Тот немедленно кивнул.
— Прими волю и благодать, Благословенной Ллос! — едва прозвучал последний звук, как шевелящийся паучий поток схлынул с дроу и в мгновение ока захлестнул будущего ученика. — Если ты достоин…
Это и был момент истины, мгновение выбора. Будет благословение Ллос — хорошо, не будет — плохо… для тебя.
Человеческая фигура превратилась в огромный черный ком, поверхность которого находилась в непрерывном движении. Тысячи и тысячи крошечных паукообразных существ облепили каждый сантиметр человеческого тела, покрывая его многочисленными укусами.
— А-а-а-а, — откуда-то изнутри черной живой массы начал доноситься еле слышный жуткий стон. — А-а-а-а…
Стоявший рядом, дроу не шелохнулся. Древний ритуал нельзя прерывать не по своей, не по чужой воле. Соглашаясь на него, ты идешь до конца, чего бы это ни стоило.
— А-а-а-а…
Шевелившаяся масса несколько раз дернулась, шевеля бесформенными конечностями, и затихла. Через несколько ударов сердца живая черная масса схлынула, оставив лежать на земле неподвижное тело.
— Темная госпожа сказала свое сло… — начал было произносить риутальную фразу, Риивал вдруг замолчал. Ему показалось, что кажущееся бездыханным тело шевельнулось.
Напряженные взгляды в полной тишине скрестились на скрюченном теле. Казалось, перед ними было что-то неимоверно ценное.

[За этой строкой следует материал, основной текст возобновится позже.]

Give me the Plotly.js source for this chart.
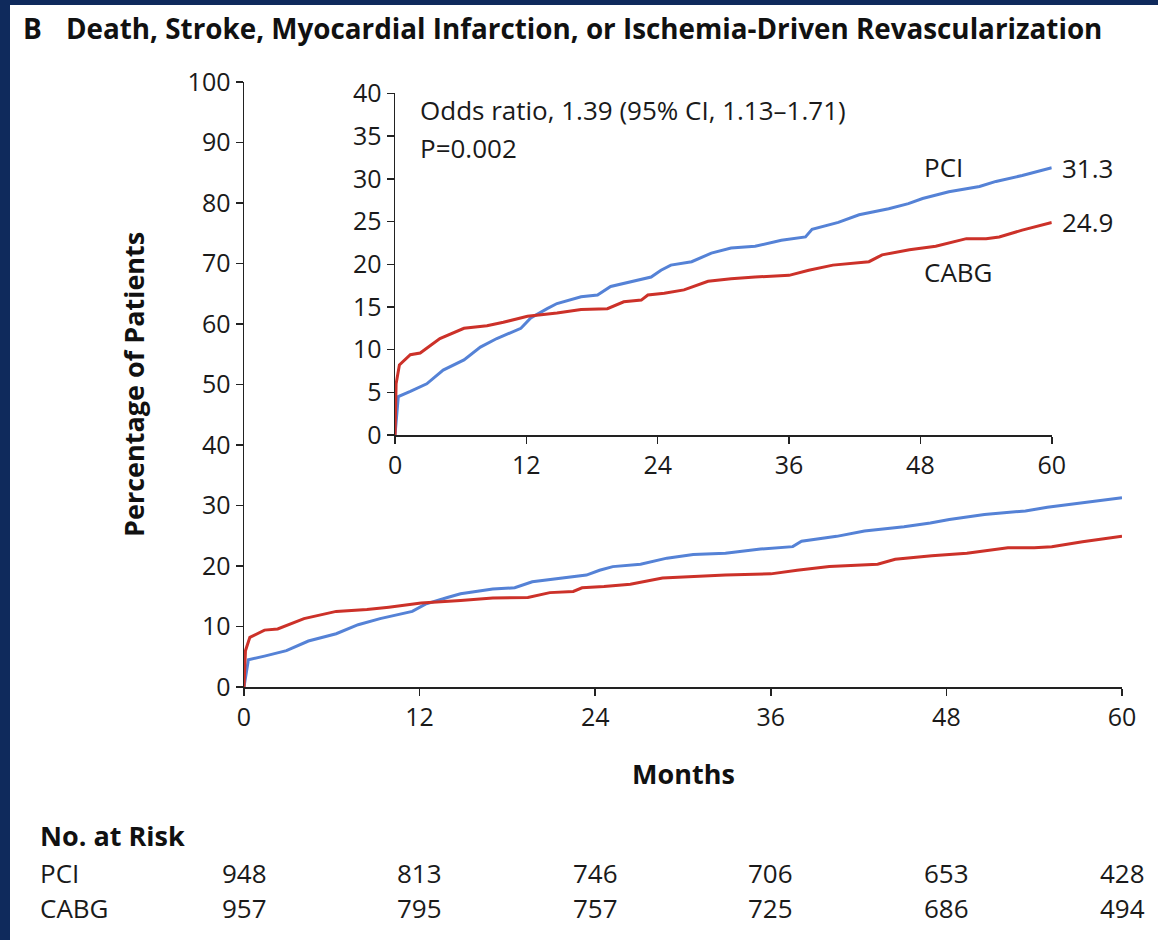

Вдруг тело обмякло. Напряженные, плотно прижатые к телу конечности бессильно опали. Дернулась голова и послышался еле слышный голос:
— Госпожа…
Поднялись веки, открывая глаза с кровавыми прожилками.
— Прими мое служение…
Его мертвенно бледное лицо, покрытое бесчисленным множеством крошечных укусов, медленно наливалось цветом.